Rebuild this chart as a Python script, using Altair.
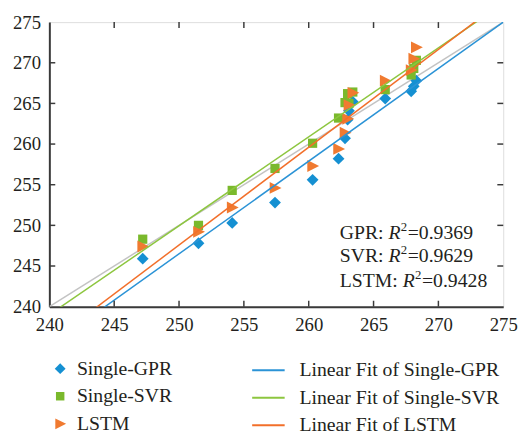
import altair as alt
import pandas as pd

# ---- data ----
actual = [247.2, 251.5, 254.1, 257.4, 260.3, 262.3, 262.8, 263.0, 263.1, 263.4, 265.9, 267.9, 268.1, 268.3]
pred_gpr = [245.9, 247.8, 250.3, 252.8, 255.6, 258.2, 260.7, 263.0, 264.1, 265.2, 265.6, 266.5, 267.1, 267.8]
pred_svr = [248.3, 250.0, 254.3, 257.0, 260.1, 263.2, 265.1, 266.2, 265.0, 266.4, 266.7, 268.5, 269.3, 270.3]
pred_lstm = [247.4, 249.2, 252.2, 254.6, 257.3, 259.4, 261.4, 263.1, 264.8, 266.3, 267.8, 269.1, 270.5, 271.9]
series = ["Single-GPR", "Single-SVR", "LSTM"]
fit_names = ["Linear Fit of Single-GPR", "Linear Fit of Single-SVR", "Linear Fit of LSTM"]
fit_slope = [1.140, 1.094, 1.203]
fit_intercept = [-38.50, -23.55, -53.17]
r2_models = ["GPR", "SVR", "LSTM"]
r2_values = ["0.9369", "0.9629", "0.9428"]
axis_ticks = [240, 245, 250, 255, 260, 265, 270, 275]
diag = [240, 275]

# ---- styling ----
point_colors = ["#1590d2", "#7ab92c", "#f07a30"]
line_colors = ["#2b93d6", "#8dc63f", "#f26f2a"]
# custom unit-square symbol paths: diamond, small square, right-pointing triangle
shapes = ["M0,-1L1,0L0,1L-1,0Z",
          "M-0.78,-0.78H0.78V0.78H-0.78Z",
          "M-0.9,-1L1.1,0L-0.9,1Z"]
FONT = "Liberation Serif"
TXT = "#231f20"
AX = "#3a3a3a"
W, H = 461, 289

preds = [pred_gpr, pred_svr, pred_lstm]
pts = pd.DataFrame(
    [{"actual": a, "pred": p, "series": s} for s, ps in zip(series, preds) for a, p in zip(actual, ps)]
)
fits = pd.DataFrame(
    [{"x": x, "y": a + b * x, "fit": n}
     for n, b, a in zip(fit_names, fit_slope, fit_intercept) for x in diag]
)
diag_df = pd.DataFrame({"x": diag, "y": diag})
tick_df = pd.DataFrame({"v": axis_ticks[1:-1]})

xs = alt.Scale(domain=[240, 275], nice=False, zero=False)
ys = alt.Scale(domain=[240, 275], nice=False, zero=False)


def axis():
    return alt.Axis(values=axis_ticks, title=None, grid=False, ticks=False, labelFont=FONT,
                    labelFontSize=19, labelColor=TXT, labelPadding=9, domainColor=AX,
                    domainWidth=2, format="d", labelFlush=False)


def pt_legend():
    return alt.Legend(title=None, orient="none", legendX=1, legendY=342, labelFont=FONT,
                      labelFontSize=20, labelColor=TXT, rowPadding=8, symbolSize=121,
                      labelOffset=7, padding=0, symbolStrokeWidth=0, symbolOpacity=1)


diag_line = alt.Chart(diag_df).mark_line(color="#c3c3c3", strokeWidth=1.5, clip=True).encode(
    x=alt.X("x:Q", scale=xs, axis=axis()), y=alt.Y("y:Q", scale=ys, axis=axis())
)

points = alt.Chart(pts).mark_point(filled=True, opacity=1, size=144).encode(
    x=alt.X("actual:Q", scale=xs, axis=axis()),
    y=alt.Y("pred:Q", scale=ys, axis=axis()),
    color=alt.Color("series:N", scale=alt.Scale(domain=series, range=point_colors), legend=pt_legend()),
    shape=alt.Shape("series:N", scale=alt.Scale(domain=series, range=shapes), legend=pt_legend()),
)

fit_lines = alt.Chart(fits).mark_line(strokeWidth=1.5, clip=True).encode(
    x=alt.X("x:Q", scale=xs, axis=axis()),
    y=alt.Y("y:Q", scale=ys, axis=axis()),
    stroke=alt.Stroke("fit:N", scale=alt.Scale(domain=fit_names, range=line_colors),
                      legend=alt.Legend(title=None, orient="none", legendX=205, legendY=336,
                                        labelFont=FONT, labelFontSize=20, labelColor=TXT,
                                        labelLimit=400,
                                        symbolType="stroke", symbolSize=1089, symbolStrokeWidth=2,
                                        rowPadding=-6.5, labelOffset=14, padding=0)),
)

tk = dict(color=AX, strokeWidth=1.5)
ticks_b = alt.Chart(tick_df).mark_rule(**tk).encode(
    x=alt.X("v:Q", scale=xs, axis=axis()), y=alt.value(H), y2=alt.value(H - 6))
ticks_t = alt.Chart(tick_df).mark_rule(**tk).encode(
    x=alt.X("v:Q", scale=xs, axis=axis()), y=alt.value(0), y2=alt.value(6))
ticks_l = alt.Chart(tick_df).mark_rule(**tk).encode(
    y=alt.Y("v:Q", scale=ys, axis=axis()), x=alt.value(0), x2=alt.value(6))
ticks_r = alt.Chart(tick_df).mark_rule(**tk).encode(
    y=alt.Y("v:Q", scale=ys, axis=axis()), x=alt.value(W), x2=alt.value(W - 6))

# R^2 annotation
ann = []
base_x = 295
baselines = [220, 244, 269]
prefix_w = [49.5, 49.5, 64]
one = pd.DataFrame({"k": [0]})
for m, v, by, pw in zip(r2_models, r2_values, baselines, prefix_w):
    rx = base_x + pw
    ann.append(alt.Chart(one).mark_text(align="left", baseline="alphabetic", font=FONT, fontSize=20,
                                        color=TXT).encode(x=alt.value(base_x), y=alt.value(by),
                                                          text=alt.value(m + ":")))
    ann.append(alt.Chart(one).mark_text(align="left", baseline="alphabetic", font=FONT, fontSize=20,
                                        fontStyle="italic", color=TXT).encode(
        x=alt.value(rx), y=alt.value(by), text=alt.value("R")))
    ann.append(alt.Chart(one).mark_text(align="left", baseline="alphabetic", font=FONT, fontSize=13,
                                        color=TXT).encode(
        x=alt.value(rx + 12.5), y=alt.value(by - 8), text=alt.value("2")))
    ann.append(alt.Chart(one).mark_text(align="left", baseline="alphabetic", font=FONT, fontSize=20,
                                        color=TXT).encode(
        x=alt.value(rx + 19.5), y=alt.value(by), text=alt.value("=" + v)))

chart = alt.layer(diag_line, points, fit_lines, ticks_b, ticks_t, ticks_l, ticks_r, *ann).properties(
    width=W, height=H,
    autosize=alt.AutoSizeParams(type="none"),
    padding={"left": 42, "top": 11, "right": 15, "bottom": 126},
).configure_view(
    stroke="#555555", strokeWidth=1.5
).configure(background="white")

chart.save("out.html", embed_options={"renderer": "svg", "actions": False})
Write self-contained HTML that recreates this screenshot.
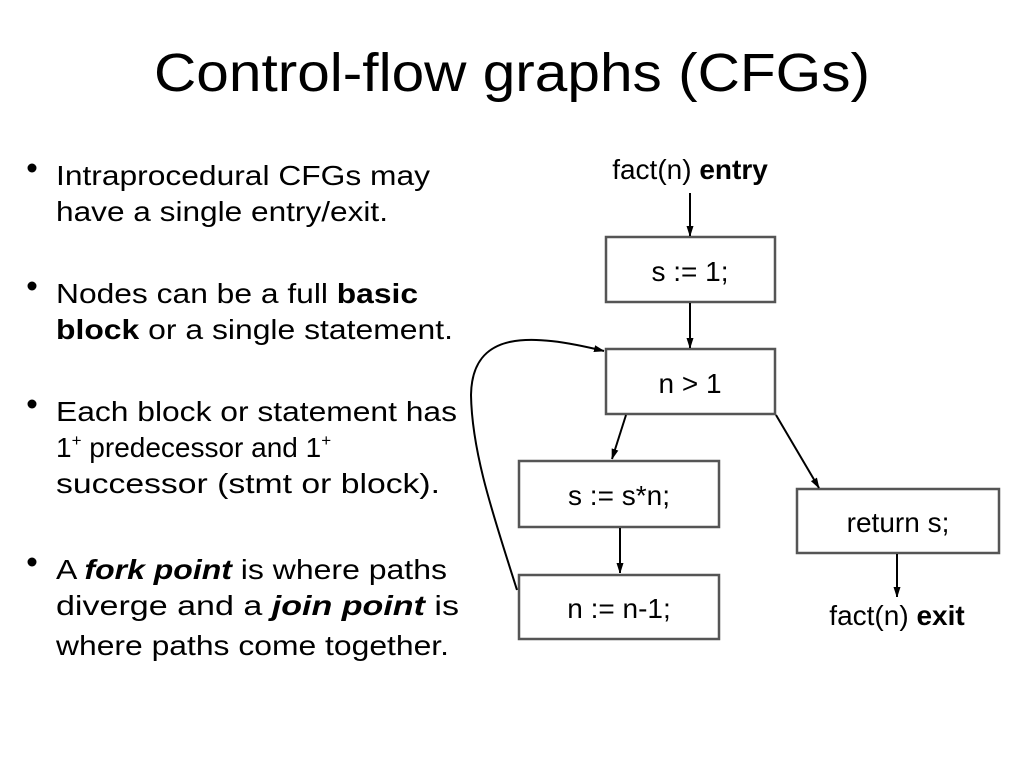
<!DOCTYPE html>
<html><head><meta charset="utf-8"><style>
html,body{margin:0;padding:0;background:#fff;}
svg{display:block;font-family:"Liberation Sans",Arial,sans-serif;}
</style></head><body>
<svg width="1024" height="768" viewBox="0 0 1024 768" xmlns="http://www.w3.org/2000/svg">
<defs>
<marker id="a" markerWidth="10" markerHeight="14" refX="10" refY="5" orient="auto" markerUnits="userSpaceOnUse">
<path d="M0,1.5 L11,5 L0,8.5 z" fill="#000"/>
</marker>
</defs>
<text x="512" y="91" font-size="54" text-anchor="middle" textLength="716" lengthAdjust="spacingAndGlyphs">Control-flow graphs (CFGs)</text>
<g font-size="28" lengthAdjust="spacingAndGlyphs">
<circle cx="32" cy="168" r="4.5"/>
<text x="56" y="185" textLength="374" lengthAdjust="spacingAndGlyphs">Intraprocedural CFGs may</text>
<text x="56" y="221" textLength="332" lengthAdjust="spacingAndGlyphs">have a single entry/exit.</text>
<circle cx="32" cy="286" r="4.5"/>
<text x="56" y="303" textLength="362" lengthAdjust="spacingAndGlyphs">Nodes can be a full <tspan font-weight="bold">basic</tspan></text>
<text x="56" y="339" textLength="397" lengthAdjust="spacingAndGlyphs"><tspan font-weight="bold">block</tspan> or a single statement.</text>
<circle cx="32" cy="404" r="4.5"/>
<text x="56" y="421" textLength="401" lengthAdjust="spacingAndGlyphs">Each block or statement has</text>
<text x="56" y="457">1<tspan font-size="17" dy="-11">+</tspan><tspan dy="11"> predecessor and 1</tspan><tspan font-size="17" dy="-11">+</tspan></text>
<text x="56" y="493" textLength="384" lengthAdjust="spacingAndGlyphs">successor (stmt or block).</text>
<circle cx="32" cy="562" r="4.5"/>
<text x="56" y="579" textLength="391" lengthAdjust="spacingAndGlyphs">A <tspan font-weight="bold" font-style="italic">fork point</tspan> is where paths</text>
<text x="56" y="615" textLength="403" lengthAdjust="spacingAndGlyphs">diverge and a <tspan font-weight="bold" font-style="italic">join point</tspan> is</text>
<text x="56" y="655" textLength="393" lengthAdjust="spacingAndGlyphs">where paths come together.</text>
</g>
<g fill="none" stroke="#555" stroke-width="2.5">
<rect x="606" y="237" width="169" height="65"/>
<rect x="606" y="349" width="169" height="65"/>
<rect x="519" y="461" width="200" height="66"/>
<rect x="519" y="575" width="200" height="64"/>
<rect x="797" y="489" width="202" height="64"/>
</g>
<g font-size="28" text-anchor="middle">
<text x="690" y="179">fact(n) <tspan font-weight="bold">entry</tspan></text>
<text x="690" y="281">s := 1;</text>
<text x="690" y="393">n &gt; 1</text>
<text x="619" y="505">s := s*n;</text>
<text x="619" y="618">n := n-1;</text>
<text x="898" y="532">return s;</text>
<text x="897" y="625">fact(n) <tspan font-weight="bold">exit</tspan></text>
</g>
<g stroke="#000" stroke-width="2" fill="none" marker-end="url(#a)">
<line x1="690" y1="193" x2="690" y2="236"/>
<line x1="690" y1="303" x2="690" y2="348"/>
<line x1="626" y1="415" x2="612" y2="459"/>
<line x1="776" y1="415" x2="819" y2="488"/>
<line x1="620" y1="528" x2="620" y2="573"/>
<line x1="897" y1="554" x2="897" y2="597"/>
<path d="M517,590 C495,520 472,455 471,395 C472,330 530,333 604,351"/>
</g>
</svg>
</body></html>
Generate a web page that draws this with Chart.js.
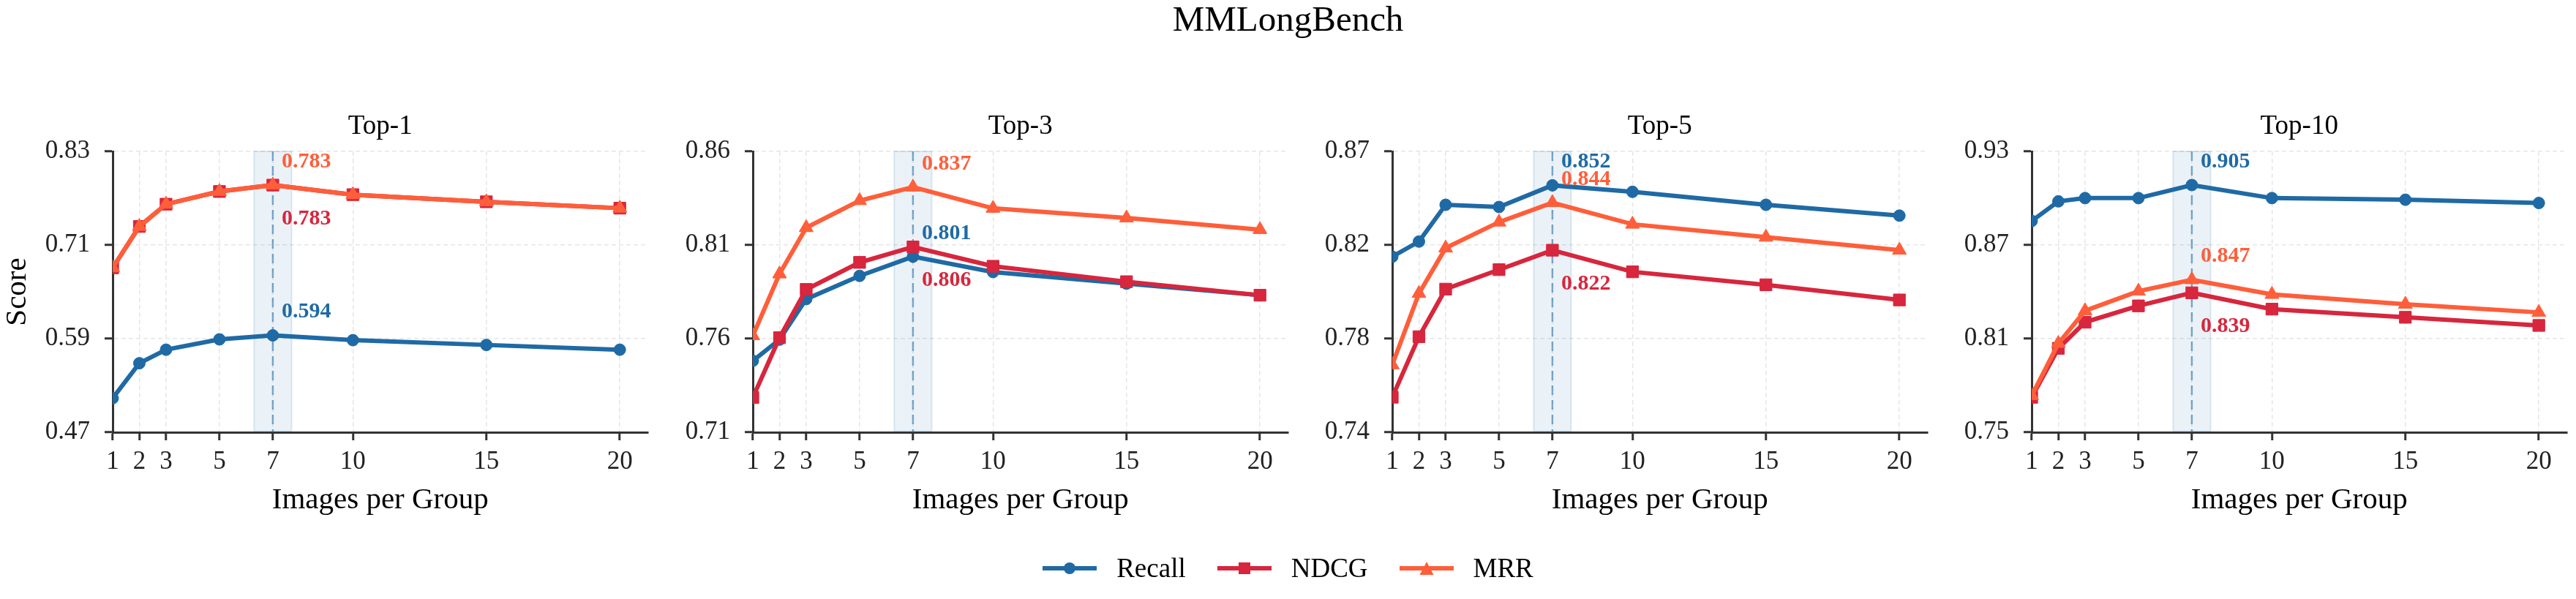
• • • • •
WORK TO DO:
Reproduce the material above exactly, first line through the line that contains "import pandas as pd", minus the pictures.

EXERCISE RESPONSE:
Rebuild this chart as a Python script, using Altair.
import altair as alt
import pandas as pd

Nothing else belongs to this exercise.